* Begin Records supplied *
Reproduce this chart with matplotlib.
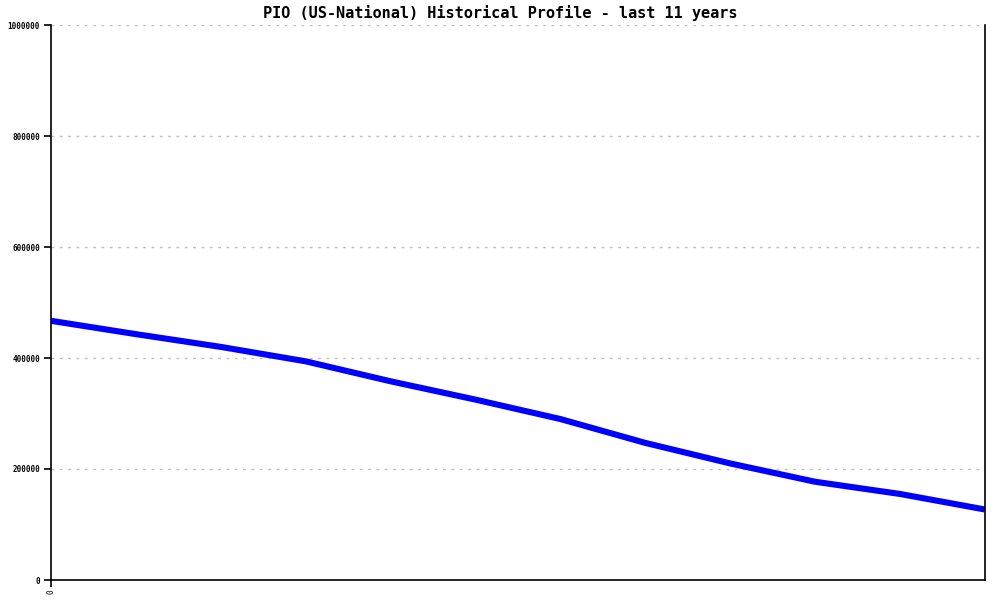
import matplotlib
matplotlib.use('Agg')
import matplotlib.pyplot as plt

# 数据
points = list(range(12))
values = [467000, 443000, 420000, 394000, 358000, 325000,
          290000, 247000, 210000, 177000, 155000, 127000]
yticks = [0, 200000, 400000, 600000, 800000, 1000000]
title = 'PIO (US-National) Historical Profile - last 11 years'

fig = plt.figure(figsize=(10, 6), dpi=100)
ax = fig.add_axes([0.051, 20 / 600, 0.934, 555 / 600])

ax.plot(points, values, color='#0000ff', linewidth=4.4, solid_capstyle='butt')

ax.set_xlim(0, 11)
ax.set_ylim(0, 1000000)
ax.set_yticks(yticks)
ax.set_yticklabels([str(v) for v in yticks], fontsize=5.5,
                   family='DejaVu Sans Mono', fontweight='bold')
ax.set_xticks([0])
ax.set_xticklabels(['0'], rotation=90, fontsize=5.5, family='DejaVu Sans Mono')

ax.grid(axis='y', color='#c0c0c0', linestyle=(0, (2, 4)), linewidth=1)
ax.set_axisbelow(True)
ax.spines['top'].set_visible(False)
for s in ['left', 'right', 'bottom']:
    ax.spines[s].set_linewidth(1.2)
    ax.spines[s].set_color('black')
ax.tick_params(axis='y', length=5, width=1.2, pad=3)
ax.tick_params(axis='x', length=5, width=1.2, pad=2)

fig.text(0.5, 1 - 13 / 600, title, ha='center', va='center',
         fontsize=11, family='DejaVu Sans Mono', fontweight='bold')

fig.savefig('out.png', dpi=100)
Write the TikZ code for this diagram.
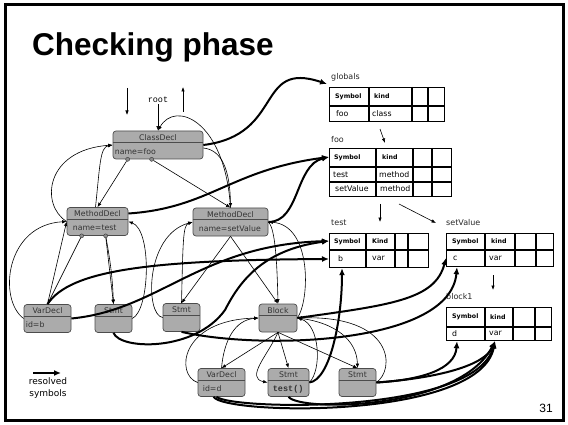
* End Records supplied *
What you should do:
Repeat, exactly and in full, each line from the start of the data to the line that contains "color='#0000ff', linewidth=4.4, solid_capstyle='butt')". Pictures do not go in.

Answer to the task:
Reproduce this chart with matplotlib.
import matplotlib
matplotlib.use('Agg')
import matplotlib.pyplot as plt

# 数据
points = list(range(12))
values = [467000, 443000, 420000, 394000, 358000, 325000,
          290000, 247000, 210000, 177000, 155000, 127000]
yticks = [0, 200000, 400000, 600000, 800000, 1000000]
title = 'PIO (US-National) Historical Profile - last 11 years'

fig = plt.figure(figsize=(10, 6), dpi=100)
ax = fig.add_axes([0.051, 20 / 600, 0.934, 555 / 600])

ax.plot(points, values, color='#0000ff', linewidth=4.4, solid_capstyle='butt')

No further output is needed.